MATERIAL:
* start *

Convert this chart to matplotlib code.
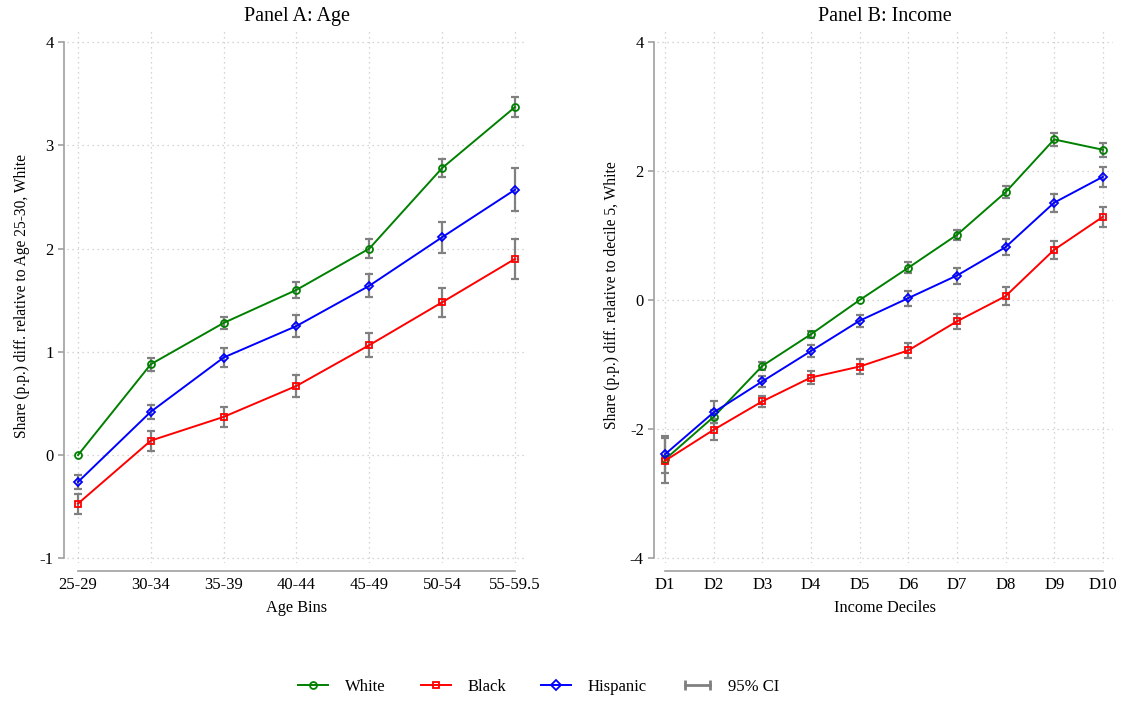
import matplotlib
matplotlib.use("Agg")
import matplotlib.pyplot as plt
import numpy as np
from matplotlib.lines import Line2D
from matplotlib.legend_handler import HandlerBase

plt.rcParams['font.family'] = ['Liberation Serif', 'DejaVu Serif']

# Panel A : age
age_bins = ["25-29", "30-34", "35-39", "40-44", "45-49", "50-54", "55-59.5"]
age_white = [0.00, 0.88, 1.28, 1.60, 2.00, 2.78, 3.37]
age_white_ci = [0.00, 0.063, 0.055, 0.08, 0.09, 0.085, 0.10]
age_black = [-0.47, 0.14, 0.37, 0.67, 1.065, 1.48, 1.90]
age_black_ci = [0.097, 0.097, 0.10, 0.11, 0.115, 0.14, 0.19]
age_hisp = [-0.26, 0.42, 0.945, 1.25, 1.64, 2.11, 2.57]
age_hisp_ci = [0.066, 0.068, 0.089, 0.108, 0.11, 0.15, 0.21]

# Panel B : income deciles
deciles = ["D1", "D2", "D3", "D4", "D5", "D6", "D7", "D8", "D9", "D10"]
inc_white = [-2.47, -1.81, -1.02, -0.53, 0.00, 0.50, 1.01, 1.67, 2.49, 2.33]
inc_white_ci = [0.05, 0.10, 0.067, 0.05, 0.00, 0.083, 0.083, 0.095, 0.10, 0.11]
inc_black = [-2.49, -2.01, -1.57, -1.20, -1.03, -0.78, -0.33, 0.06, 0.78, 1.29]
inc_black_ci = [0.35, 0.16, 0.09, 0.106, 0.11, 0.12, 0.12, 0.14, 0.14, 0.155]
inc_hisp = [-2.39, -1.74, -1.26, -0.79, -0.32, 0.03, 0.38, 0.82, 1.51, 1.91]
inc_hisp_ci = [0.29, 0.17, 0.083, 0.09, 0.095, 0.116, 0.124, 0.12, 0.14, 0.155]

colors = {"White": "#008000", "Black": "#ff0000", "Hispanic": "#0000ff"}
markers = {"White": "o", "Black": "s", "Hispanic": "D"}
ci_color = "#808080"
W, H = 1122, 702


class CIHandler(HandlerBase):
    # ligne grise avec petites barres aux deux bouts
    def create_artists(self, legend, orig_handle, xdescent, ydescent,
                       width, height, fontsize, trans):
        y = height / 2 - ydescent
        line = Line2D([-xdescent + 2, width - xdescent - 1], [y, y], color=ci_color,
                      lw=2, marker='|', markersize=7, mew=2, transform=trans)
        return [line]


def draw_panel(ax, labels, series, yticks, ylim, xpad, title, xlabel, ylabel):
    x = np.arange(len(labels))
    for name, vals, ci in series:
        ci = np.array(ci)
        mask = ci > 0
        ax.errorbar(x[mask], np.array(vals)[mask], yerr=ci[mask], fmt='none',
                    ecolor=ci_color, elinewidth=1.6, capsize=2.8, capthick=1.6, zorder=2)
        ax.plot(x, vals, color=colors[name], lw=1.4, marker=markers[name],
                ms=5 if name != "Hispanic" else 4.5, mfc='none', mew=1.3, zorder=3)
    ax.set_xlim(-xpad[0], len(labels) - 1 + xpad[1])
    ax.set_ylim(*ylim)
    ax.set_xticks(x)
    ax.set_xticklabels(labels)
    ax.set_yticks(yticks)
    ax.set_yticklabels([str(t) for t in yticks])
    ax.grid(True, color="#c8c8c8", linestyle=(0, (1, 3)), lw=0.9)
    ax.set_axisbelow(True)
    for s in ["top", "right"]:
        ax.spines[s].set_visible(False)
    ax.spines["left"].set_position(("outward", 2))
    ax.spines["left"].set_bounds(yticks[0], yticks[-1])
    ax.spines["bottom"].set_position(("outward", 6))
    ax.spines["bottom"].set_bounds(0, len(labels) - 1)
    for s in ["left", "bottom"]:
        ax.spines[s].set_color("#a0a0a0")
        ax.spines[s].set_linewidth(1.2)
    ax.tick_params(axis="y", colors="#a0a0a0", labelcolor="black",
                   labelsize=12, length=4, width=1.2)
    ax.tick_params(axis="x", colors="#a0a0a0", labelcolor="black",
                   labelsize=12, length=0, pad=4)
    ax.set_title(title, fontsize=14.5, pad=5)
    ax.set_xlabel(xlabel, fontsize=11.7, labelpad=5)
    ax.set_ylabel(ylabel, fontsize=11.2, labelpad=7)


fig = plt.figure(figsize=(W / 100, H / 100), dpi=100)

# positions en pixels de la zone de tracé
axA = fig.add_axes([67 / W, 1 - 563 / H, (527 - 67) / W, (563 - 28) / H])
axB = fig.add_axes([657 / W, 1 - 563 / H, (1113 - 657) / W, (563 - 28) / H])

draw_panel(axA, age_bins,
           [("White", age_white, age_white_ci),
            ("Black", age_black, age_black_ci),
            ("Hispanic", age_hisp, age_hisp_ci)],
           [-1, 0, 1, 2, 3, 4], (-1.045, 4.136), (0.151, 0.165),
           "Panel A: Age", "Age Bins",
           "Share (p.p.) diff. relative to Age 25-30, White")

draw_panel(axB, deciles,
           [("White", inc_white, inc_white_ci),
            ("Black", inc_black, inc_black_ci),
            ("Hispanic", inc_hisp, inc_hisp_ci)],
           [-4, -2, 0, 2, 4], (-4.075, 4.217), (0.165, 0.21),
           "Panel B: Income", "Income Deciles",
           "Share (p.p.) diff. relative to decile 5, White")

handles = [Line2D([], [], color=colors[n], lw=1.4, marker=markers[n], ms=5,
                  mfc='none', mew=1.3) for n in ["White", "Black", "Hispanic"]]
handles.append(Line2D([], [], color=ci_color))
fig.legend(handles, ["White", "Black", "Hispanic", "95% CI"],
           handler_map={handles[-1]: CIHandler()},
           loc="center", bbox_to_anchor=(539 / W, 1 - 687 / H), ncol=4,
           frameon=False, fontsize=12, handlelength=1.8,
           columnspacing=2.1, handletextpad=1.0)

fig.savefig("out.png", dpi=100)
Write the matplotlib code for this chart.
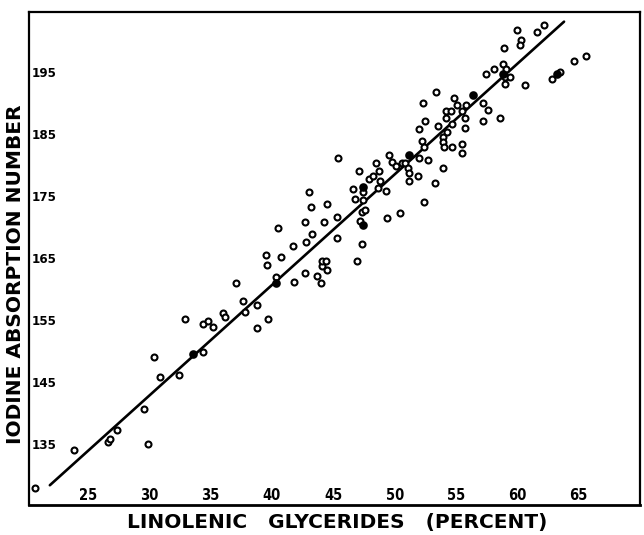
import matplotlib
matplotlib.use('Agg')
import matplotlib.pyplot as plt

# linolenic glycerides (%) vs iodine absorption number
lin_pct = [20.7, 23.9, 26.6, 26.8, 27.4, 29.6, 29.9, 30.4, 30.9, 32.4,
           34.4, 32.9, 34.4, 34.8, 35.2, 36.0, 36.2, 37.1, 37.6, 37.8,
           38.8, 38.8, 39.7, 39.5, 39.6, 40.3, 40.5, 40.7, 41.7, 41.8,
           42.7, 42.8, 42.7, 43.0, 43.2, 43.3, 43.7, 44.0, 44.1, 44.1,
           44.4, 44.5, 44.5, 44.2, 45.3, 45.3, 45.4, 46.9, 47.3, 47.2,
           47.3, 47.6, 46.8, 46.6, 47.4, 47.4, 47.1, 47.9, 48.2, 48.5,
           48.7, 48.8, 48.6, 49.3, 49.4, 50.4, 49.5, 49.8, 50.1, 50.6,
           50.8, 51.1, 51.2, 51.2, 51.9, 52.0, 52.2, 52.4, 52.7, 52.0,
           52.5, 52.3, 53.4, 53.9, 53.3, 52.4, 53.5, 53.9, 53.9, 54.0,
           54.3, 54.2, 54.6, 54.2, 54.7, 54.7, 54.8, 55.1, 55.5, 55.8,
           55.7, 55.7, 55.5, 55.5, 57.2, 57.2, 57.6, 58.6, 57.4, 58.1,
           58.8, 58.9, 59.1, 59.0, 59.4, 59.0, 60.0, 60.3, 60.2, 60.6,
           61.6, 62.2, 62.8, 63.5, 64.6, 65.6]
iodine_no = [128.0, 134.2, 135.5, 136.0, 137.4, 140.8, 135.2, 149.2, 146.0, 146.3,
             150.0, 155.4, 154.6, 155.1, 154.1, 156.4, 155.7, 161.1, 158.3, 156.5,
             157.7, 153.9, 155.4, 165.7, 164.1, 162.2, 170.1, 165.3, 167.2, 161.4,
             162.8, 167.8, 171.1, 175.8, 173.5, 169.1, 162.3, 161.1, 164.0, 164.8,
             164.8, 163.2, 174.0, 171.1, 171.9, 168.5, 181.3, 164.8, 167.5, 171.2,
             172.7, 173.0, 174.8, 176.4, 175.9, 174.6, 179.3, 177.9, 178.4, 180.6,
             179.2, 177.7, 176.6, 176.1, 171.7, 172.5, 181.9, 180.8, 180.0, 180.5,
             180.6, 179.8, 179.0, 177.7, 178.4, 181.3, 184.2, 183.2, 181.1, 186.1,
             187.3, 190.3, 192.0, 179.7, 177.4, 174.3, 186.5, 184.8, 183.9, 183.2,
             185.5, 189.0, 189.0, 187.9, 186.8, 183.2, 191.1, 189.9, 189.0, 190.0,
             187.9, 186.3, 183.7, 182.2, 190.3, 187.4, 189.2, 187.8, 195.0, 195.8,
             196.5, 199.1, 195.7, 194.4, 194.4, 193.3, 202.0, 200.4, 199.6, 193.1,
             201.7, 202.8, 194.2, 195.2, 197.1, 197.9]

# blotted (solid) points
lin_solid = [33.55, 40.3, 47.4, 47.4, 51.2, 56.4, 58.8, 63.2]
iod_solid = [149.7, 161.2, 170.6, 176.7, 181.9, 191.5, 194.9, 195.0]

# fitted line end points
fit_x = [21.9, 63.8]
fit_y = [128.5, 203.4]

x_ticks = [25, 30, 35, 40, 45, 50, 55, 60, 65]
y_ticks = [135, 145, 155, 165, 175, 185, 195]

fig = plt.figure(figsize=(6.44, 5.35), dpi=100)
ax = fig.add_axes([0.045, 0.056, 0.949, 0.922])

ax.plot(fit_x, fit_y, color='black', lw=1.9, solid_capstyle='round')
ax.plot(lin_pct, iodine_no, 'o', ms=4.3, mfc='white', mec='black', mew=1.5)
ax.plot(lin_solid, iod_solid, 'o', ms=5.0, mfc='black', mec='black', mew=1.2)

ax.set_xlim(20.2, 70.0)
ax.set_ylim(125.3, 205.0)
ax.set_xticks([])
ax.set_yticks([])
for s in ax.spines.values():
    s.set_linewidth(1.6)
ax.spines['bottom'].set_linewidth(2.0)

# tick labels sit inside the frame
for v in y_ticks:
    ax.text(0.004, v, str(v), transform=ax.get_yaxis_transform(),
            ha='left', va='center', fontsize=9.5, fontweight='bold',
            fontstretch='condensed')
for v in x_ticks:
    ax.text(v, 0.004, str(v), transform=ax.get_xaxis_transform(),
            ha='center', va='bottom', fontsize=10.5, fontweight='bold',
            fontstretch='condensed')

fig.text(0.523, 0.024, 'LINOLENIC   GLYCERIDES   (PERCENT)', ha='center',
         va='center', fontsize=14.5, fontweight='bold')
fig.text(0.024, 0.487, 'IODINE ABSORPTION NUMBER', rotation=90,
         ha='center', va='center', fontsize=14.5, fontweight='bold')

fig.savefig('out.png', dpi=100)
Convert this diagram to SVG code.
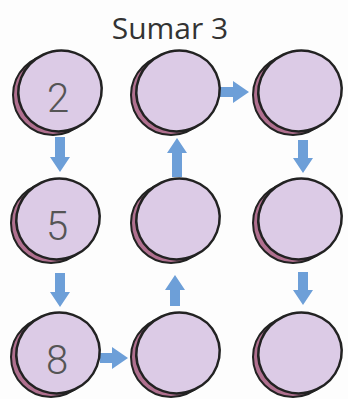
<svg xmlns="http://www.w3.org/2000/svg" width="348" height="399" viewBox="0 0 348 399">
<defs>
<style>
.sh{fill:#b0708f;stroke:#222;stroke-width:2}
.mn{fill:#dccbe6;stroke:#222;stroke-width:2.5}
.ar{fill:#6d9fd8}
.num{font-family:Roboto,"Open Sans","Liberation Sans",sans-serif;font-weight:300;font-size:40px;fill:#555;text-anchor:middle}
.ttl{font-family:"Open Sans","Liberation Sans",sans-serif;font-size:30px;fill:#333;text-anchor:middle}
</style>
<g id="disc">
<ellipse class="sh" cx="-5" cy="3" rx="40" ry="40"/>
<ellipse class="mn" cx="2" cy="-1" rx="42" ry="40" transform="rotate(-25 2 -1)"/>
</g>
</defs>
<rect width="348" height="399" fill="#fdfdfd"/>
<text class="ttl" x="170" y="39">Sumar 3</text>
<g id="connectors">
<polygon class="ar" points="55,137 65,137 65,157 70,157 60,172 50,157 55,157"/>
<polygon class="ar" points="298,140 308,140 308,158 313,158 303,173 293,158 298,158"/>
<polygon class="ar" points="172,177 182,177 182,153 187,153 177,138 167,153 172,153"/>
<polygon class="ar" points="220,87 233,87 233,81 249,92 233,103 233,97 220,97"/>
<polygon class="ar" points="55,273 65,273 65,292 70,292 60,307 50,292 55,292"/>
<polygon class="ar" points="170,306 180,306 180,290 185,290 175,275 165,290 170,290"/>
<polygon class="ar" points="298,272 308,272 308,290 313,290 303,305 293,290 298,290"/>
<polygon class="ar" points="100,353 112,353 112,347 128,358 112,369 112,363 100,363"/>
</g>
<g id="n1" transform="translate(58,92)"><use href="#disc"/><text class="num" x="0" y="20">2</text></g>
<g id="n2" transform="translate(176,92)"><use href="#disc"/></g>
<g id="n3" transform="translate(298,92)"><use href="#disc"/></g>
<g id="n4" transform="translate(56,220)"><use href="#disc"/><text class="num" x="1" y="20">5</text></g>
<g id="n5" transform="translate(176,220)"><use href="#disc"/></g>
<g id="n6" transform="translate(298,220)"><use href="#disc"/></g>
<g id="n7" transform="translate(56,354)"><use href="#disc"/><text class="num" x="1" y="20">8</text></g>
<g id="n8" transform="translate(176,354)"><use href="#disc"/></g>
<g id="n9" transform="translate(298,354)"><use href="#disc"/></g>
</svg>
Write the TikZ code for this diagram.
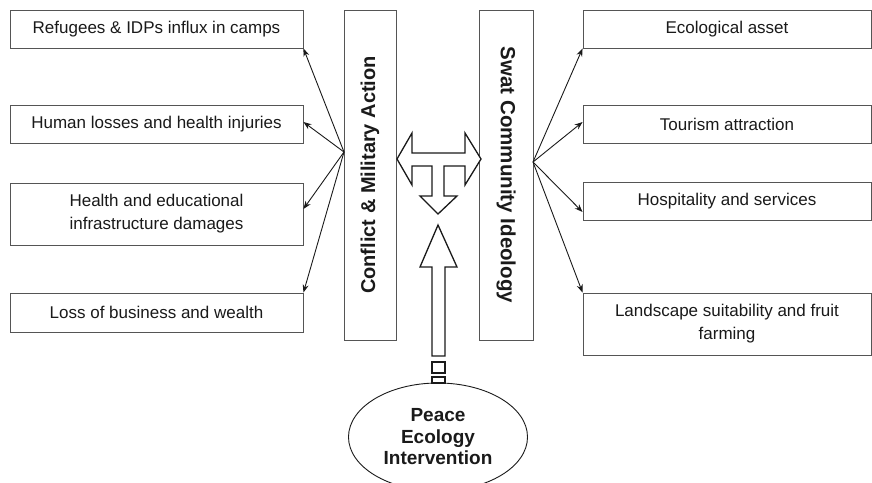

* end *

WHAT YOU WILL DO: Pictures are excluded: retype only the lines from the beginning of the listing above through the line with "age_hisp_ci = [0.066, 0.068, 0.089, 0.108, 0.11, 0.15, 0.21]", both included.

ANSWER TO THIS PROBLEM:
Convert this chart to matplotlib code.
import matplotlib
matplotlib.use("Agg")
import matplotlib.pyplot as plt
import numpy as np
from matplotlib.lines import Line2D
from matplotlib.legend_handler import HandlerBase

plt.rcParams['font.family'] = ['Liberation Serif', 'DejaVu Serif']

# Panel A : age
age_bins = ["25-29", "30-34", "35-39", "40-44", "45-49", "50-54", "55-59.5"]
age_white = [0.00, 0.88, 1.28, 1.60, 2.00, 2.78, 3.37]
age_white_ci = [0.00, 0.063, 0.055, 0.08, 0.09, 0.085, 0.10]
age_black = [-0.47, 0.14, 0.37, 0.67, 1.065, 1.48, 1.90]
age_black_ci = [0.097, 0.097, 0.10, 0.11, 0.115, 0.14, 0.19]
age_hisp = [-0.26, 0.42, 0.945, 1.25, 1.64, 2.11, 2.57]
age_hisp_ci = [0.066, 0.068, 0.089, 0.108, 0.11, 0.15, 0.21]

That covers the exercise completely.